Sergius Gustaf

nostalgia (ultra).

another entry

Nostalgia is a beautiful liar. It shows you highlight reels while hiding all the reasons things ended. Like a dentist’s novocaine before a painful procedure, it numbs the sharp edges of your present reality, offering temporary relief from whatever ache you’re trying to escape.

Sometimes nostalgia hits you like a truck out of nowhere—triggered by a song bleeding through coffee shop speakers, the particular scent of someone’s perfume on a crowded street, or a photograph that falls from an old book. Other times, you seek it out deliberately, scrolling through old photos and replaying conversations, convincing yourself that what’s gone was better than what remains.

This is nostalgia’s paradox: it can be both medicine and poison, depending on the dosage.

When you’re stuck in a rut, nostalgia reminds you that you once did meaningful things, that you once enjoyed life fully. It’s proof that happiness existed, that connection was real, that you’re capable of feeling whole. In small doses, this remembering can be healing—evidence that good times are possible again.

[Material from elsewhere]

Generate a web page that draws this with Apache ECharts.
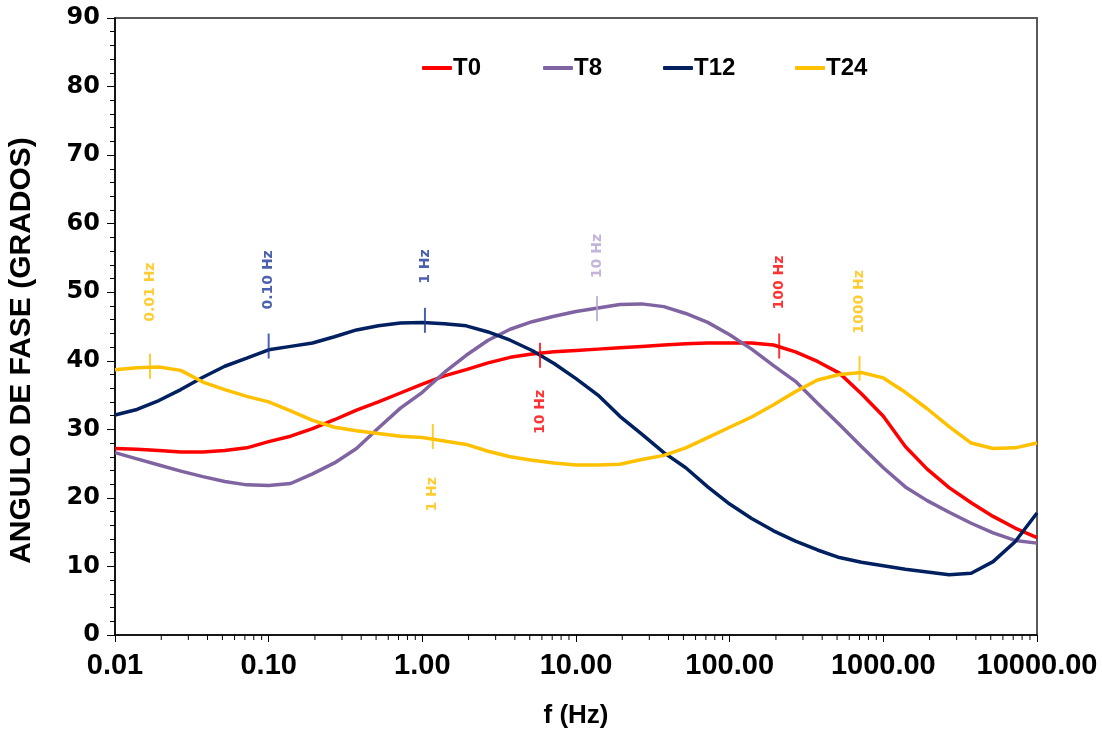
<!DOCTYPE html>
<html>
<head>
<meta charset="utf-8">
<script src="https://cdn.jsdelivr.net/npm/echarts@6/dist/echarts.min.js"></script>
<style>
  html, body { margin: 0; padding: 0; background: #fff; }
  #chart { width: 1102px; height: 737px; }
</style>
</head>
<body>
<div id="chart"></div>
<script>
// Frequencies (Hz), 7 points per decade
const freq = [
  0.01, 0.0139, 0.0193, 0.0268, 0.0373, 0.0518, 0.0720,
  0.1, 0.139, 0.193, 0.268, 0.373, 0.518, 0.720,
  1, 1.39, 1.93, 2.68, 3.73, 5.18, 7.20,
  10, 13.9, 19.3, 26.8, 37.3, 51.8, 72.0,
  100, 139, 193, 268, 373, 518, 720,
  1000, 1390, 1930, 2680, 3730, 5180, 7200,
  10000
];

// Phase angle (degrees) for each series
const t0 = [
  27.2, 27.1, 26.9, 26.7, 26.7, 26.9, 27.3,
  28.2, 29.0, 30.1, 31.4, 32.8, 34.0, 35.3,
  36.6, 37.8, 38.7, 39.7, 40.5, 41.0, 41.3,
  41.5, 41.7, 41.9, 42.1, 42.3, 42.5, 42.6,
  42.6, 42.6, 42.3, 41.3, 39.9, 38.2, 35.2,
  31.9, 27.5, 24.2, 21.5, 19.3, 17.3, 15.6,
  14.2
];
const t8 = [
  26.6, 25.7, 24.8, 23.9, 23.1, 22.4, 21.9,
  21.8, 22.1, 23.5, 25.1, 27.2, 30.2, 33.1,
  35.4, 38.3, 40.8, 43.0, 44.6, 45.7, 46.5,
  47.2, 47.7, 48.2, 48.3, 47.9, 46.9, 45.6,
  43.8, 41.7, 39.3, 37.0, 33.8, 30.7, 27.5,
  24.4, 21.6, 19.6, 17.9, 16.3, 14.9, 13.8,
  13.4
];
const t12 = [
  32.1, 32.9, 34.2, 35.8, 37.6, 39.2, 40.4,
  41.6, 42.1, 42.6, 43.5, 44.5, 45.1, 45.5,
  45.6, 45.4, 45.1, 44.2, 43.0, 41.5, 39.6,
  37.4, 35.0, 31.9, 29.3, 26.6, 24.4, 21.6,
  19.1, 17.0, 15.2, 13.7, 12.4, 11.3, 10.6,
  10.1, 9.6, 9.2, 8.8, 9.0, 10.7, 13.6,
  17.8
];
const t24 = [
  38.7, 39.0, 39.1, 38.6, 36.9, 35.8, 34.8,
  34.0, 32.7, 31.3, 30.3, 29.8, 29.4, 29.0,
  28.8, 28.3, 27.8, 26.8, 26.0, 25.5, 25.1,
  24.8, 24.8, 24.9, 25.6, 26.2, 27.3, 28.8,
  30.3, 31.8, 33.6, 35.5, 37.2, 38.0, 38.3,
  37.5, 35.4, 33.0, 30.4, 28.0, 27.2, 27.3,
  28.0
];

const seriesNames = ['T0', 'T8', 'T12', 'T24'];
const seriesColors = ['#FF0000', '#8064A2', '#002060', '#FFC000'];
const seriesValues = [t0, t8, t12, t24];

// Frequency marks on the curves: [frequency, angle, text, colour, side]
const markFreq  = [0.0169, 0.1, 1.04, 13.7, 5.83, 210, 700, 1.17];
const markAngle = [39.2, 42.15, 45.9, 47.6, 40.8, 42.15, 38.9, 28.95];
const markText  = ['0.01 Hz', '0.10 Hz', '1 Hz', '10 Hz', '10 Hz', '100 Hz', '1000 Hz', '1 Hz'];
const markColor = ['#FFC000', '#1F3A9A', '#1F3A9A', '#B4A3CF', '#FF0000', '#FF0000', '#FFC000', '#FFC000'];
const markSide  = ['top', 'top', 'top', 'top', 'bottom', 'top', 'top', 'bottom'];
const markGap   = [32, 24, 24, 18, 22, 24, 22, 28];

// Log-axis minor tick positions (2..9 in each decade)
const minorTickFreq = [];
[0.01, 0.1, 1, 10, 100, 1000].forEach(function (d) {
  for (let k = 2; k <= 9; k++) minorTickFreq.push([+(d * k).toPrecision(3), 0]);
});

const sans = "'Liberation Sans', Arial, sans-serif";

const chart = echarts.init(document.getElementById('chart'), null, { renderer: 'canvas' });

const lineSeries = seriesNames.map(function (name, i) {
  return {
    name: name,
    type: 'line',
    data: freq.map(function (f, j) { return [f, seriesValues[i][j]]; }),
    showSymbol: false,
    smooth: false,
    lineStyle: { color: seriesColors[i], width: 3.5 },
    itemStyle: { color: seriesColors[i] },
    z: 3
  };
});

const markSeries = {
  name: 'marcas',
  type: 'scatter',
  symbol: 'rect',
  symbolSize: [2, 25],
  silent: true,
  z: 5,
  data: markFreq.map(function (f, i) {
    const top = markSide[i] === 'top';
    return {
      value: [f, markAngle[i]],
      itemStyle: { color: markColor[i] },
      label: {
        show: true,
        formatter: markText[i],
        position: markSide[i],
        distance: markGap[i],
        rotate: 90,
        align: top ? 'left' : 'right',
        verticalAlign: 'middle',
        color: markColor[i],
        fontFamily: "'DejaVu Sans', sans-serif",
        fontWeight: 'bold',
        fontSize: 14
      }
    };
  })
};

const minorTickSeries = {
  name: 'minorTicks',
  type: 'custom',
  silent: true,
  clip: false,
  z: 6,
  data: minorTickFreq,
  renderItem: function (params, api) {
    const p = api.coord([api.value(0), 0]);
    return {
      type: 'line',
      shape: { x1: p[0], y1: p[1], x2: p[0], y2: p[1] + 5 },
      style: { stroke: '#000', lineWidth: 1 }
    };
  }
};

const legendLeft = [422, 543, 663, 795];
const legends = seriesNames.map(function (name, i) {
  return {
    data: [name],
    left: legendLeft[i],
    top: 56,
    icon: 'roundRect',
    itemWidth: 30,
    itemHeight: 4,
    itemGap: 0,
    padding: 0,
    textStyle: {
      color: '#000',
      fontFamily: sans,
      fontWeight: 'bold',
      fontSize: 24,
      padding: [0, 0, 0, -4]
    },
    selectedMode: false
  };
});

chart.setOption({
  animation: false,
  backgroundColor: '#fff',
  legend: legends,
  grid: {
    left: 115, right: 65, top: 18, bottom: 102,
    outerBoundsMode: 'none',
    containLabel: false,
    show: true,
    borderColor: '#595959',
    borderWidth: 2,
    backgroundColor: 'transparent'
  },
  xAxis: {
    type: 'log',
    logBase: 10,
    min: 0.01,
    max: 10000,
    name: 'f (Hz)',
    nameLocation: 'middle',
    nameGap: 68,
    nameTextStyle: { color: '#000', fontFamily: sans, fontWeight: 'bold', fontSize: 26 },
    axisLine: { lineStyle: { color: '#000', width: 1.5 } },
    axisTick: { show: true, length: 7, lineStyle: { color: '#000' } },
    minorTick: { show: false },
    splitLine: { show: false },
    axisLabel: {
      color: '#000',
      fontFamily: sans,
      fontWeight: 'bold',
      fontSize: 29,
      margin: 16,
      formatter: function (v) { return (+v).toFixed(2); }
    }
  },
  yAxis: {
    type: 'value',
    min: 0,
    max: 90,
    interval: 10,
    name: 'ANGULO DE FASE (GRADOS)',
    nameLocation: 'middle',
    nameGap: 78,
    nameRotate: 90,
    nameTextStyle: {
      color: '#000', fontFamily: sans, fontWeight: 'bold', fontSize: 30,
      padding: [0, 48, 0, 0]
    },
    axisLine: { show: true, lineStyle: { color: '#000', width: 1.5 } },
    axisTick: { show: true, length: 8, lineStyle: { color: '#000' } },
    minorTick: { show: true, splitNumber: 5, length: 5, lineStyle: { color: '#000' } },
    splitLine: { show: false },
    axisLabel: {
      color: '#000',
      fontFamily: "'DejaVu Sans', sans-serif",
      fontWeight: 'bold',
      fontSize: 24,
      margin: 15
    }
  },
  series: lineSeries.concat([markSeries, minorTickSeries])
});
</script>
</body>
</html>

But abuse the prescription, and nostalgia becomes something else entirely. It traps you between worlds: physically here but mentally living in moments that no longer exist. You find yourself giving your present away to ghosts who have already moved on with their lives. While you’re analyzing every detail of what used to be, they’ve created new stories that don’t include you. They’ve found peace by letting go of what you still hold onto.

The cruelest part is that you’re often remembering alone.

Your mind wasn’t designed to live in the past. It was made for right now, for building new connections, for healing, for growing beyond what was. When nostalgia becomes your primary coping mechanism, when you’re constantly numbing today’s pain with yesterday’s joy, you stop progressing. You become, in a sense, dead to the present moment.

Yet there’s wisdom in recognizing nostalgia’s power. You can learn to create it intentionally, focusing on present moments with the awareness that they might one day become the memories that sustain you. Think of it as stacking aspirin for reality’s future headaches. Document the ordinary Tuesday. Notice how the light falls across your kitchen table. Pay attention to how your friend laughs at your terrible joke.

The memories worth keeping are the ones that gently inform your future, not the ones that hold it hostage. The difference lies in whether you’re using the past as a foundation to build upon or as a hiding place to retreat to.